The presentations continued with a brief explanation on the general principles of SOUTHCOM Human Rights Office from its Acting Chief José Rodríguez, and a synopsis of the Human Rights Initiative by Daniel Baldizón, director of Costa Rica’s Human Rights Initiative Secretariat of Support and Implementation. The analysis panels followed, with themes such as “The Use of Force from a comparative perspective” and “The Inter-American Standards on the use of International Humanitarian Law.”
Doctrine for the public force
On the second and last day of the seminar, Dominican Army Colonel Ernesto Jiménez de los Santos, commandant of the Ministry of Defense’s School of Human Rights and International Humanitarian Law, said that his country has an HR and IHL Training and Educational Regional Center, which provides support and training to Central American countries, which is set to become a benchmark in this region of the Caribbean. “The Dominican Republic is making progress in raising awareness on the importance of HR and IHL through a consensus document approved by the national government. This document establishes the importance of generating doctrine for the public force in human rights, education and training, internal control of compliance with regulations, and the importance of joint work between civilian authorities and the public force,” he added.
Peruvian Army Colonel Gerber Rubio, director of the Defense Ministry’s Center for Human Rights and International Humanitarian Law, said that the implementation of HR and IHL in Peru focuses specifically on the support that the country’s Armed Forces provide to the National Police in the social protests that occur in the national territory, to establish a mechanism for the protection of human rights. “The National Police must apply the same principles of protection of civilians, and the proportional use of force,” he said.

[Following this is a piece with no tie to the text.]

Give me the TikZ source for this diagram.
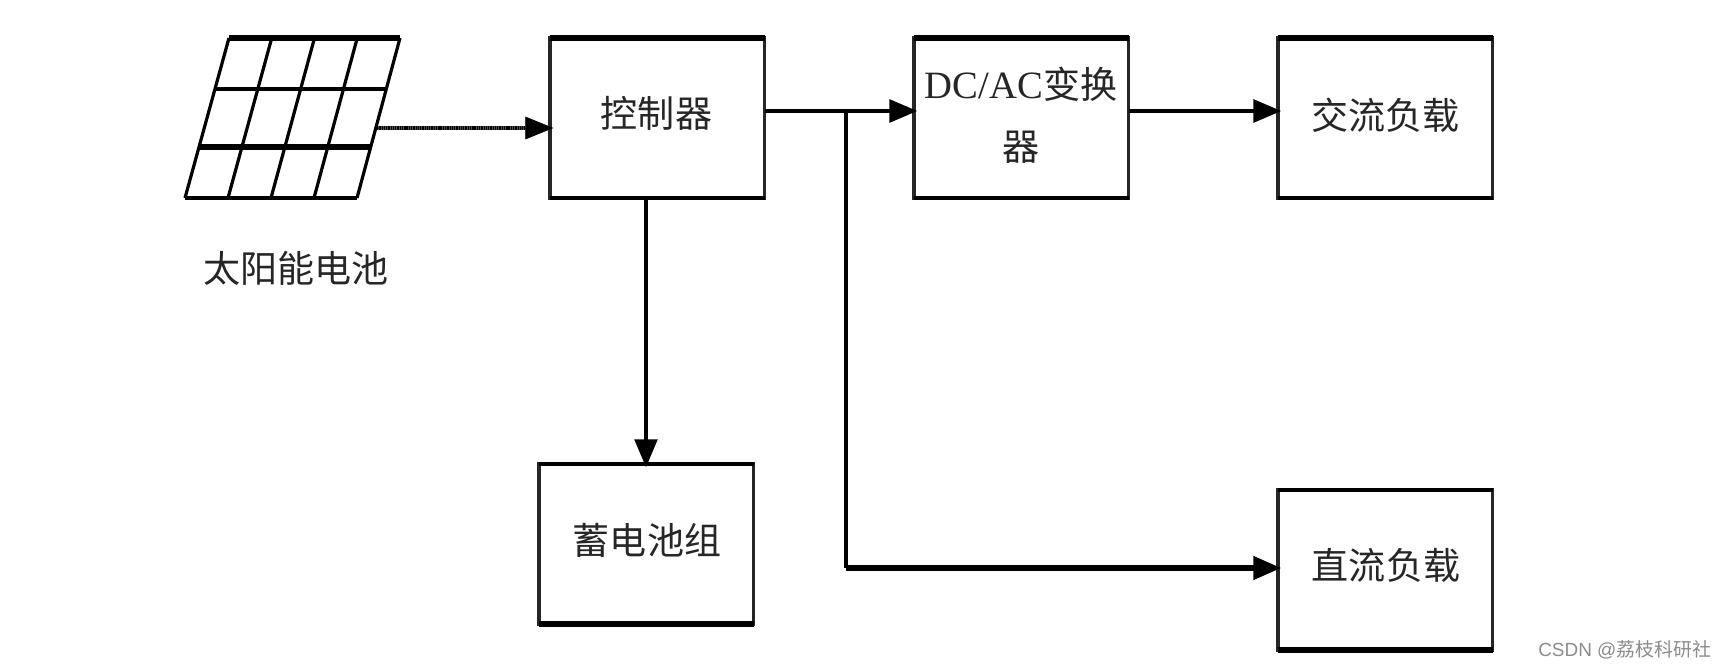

Guatemalan Army Colonel Mario Chupina’s presentation was virtual. Among other things, the Colonel recalled that the Guatemalan Peace Accords were signed in 1991, followed by a struggle for the defense of HR, specifically by the Armed Forces. In 2019, the Guatemalan Armed Forces developed the Operational Law Manual, with the support of Colombia and the United States, and subsequently developed a Navy operations handbook, and included the Defense Ministry’s HR and IHL policies.
Invasion of Ukraine
Speaking specifically about Russia’s invasion of Ukraine, Dr. Patrick Paterson of the William J. Perry Center for Hemispheric Defense Studies in Washington, D.C., said, “War crimes are serious violations of IHL that occur as part of a large-scale plan or policy. These atrocities often occur during conflict as killing becomes commonplace and normalized. The enemy becomes dehumanized, and soldiers suffer psychological trauma on the battlefield or even from being recklessly aggressive in the use of military force.”
Among the examples of war crimes Dr. Paterson highlighted were intentional killing of civilians or prisoners, torture, needless destruction of civilian property, using people as human shields, rape, and underage recruitment. He added that war crimes are different from crimes against humanity. The latter are grave breaches of human rights law, which can be committed in times of both peace and war.
The afternoon presentations and panels were more technical, dealing with the legal implementation of different national and international frameworks.
SOUTHCOM Human Rights Office’s next seminar will be held in Asunción, Paraguay, in late June. Carolina González from Diálogo contributed to this report.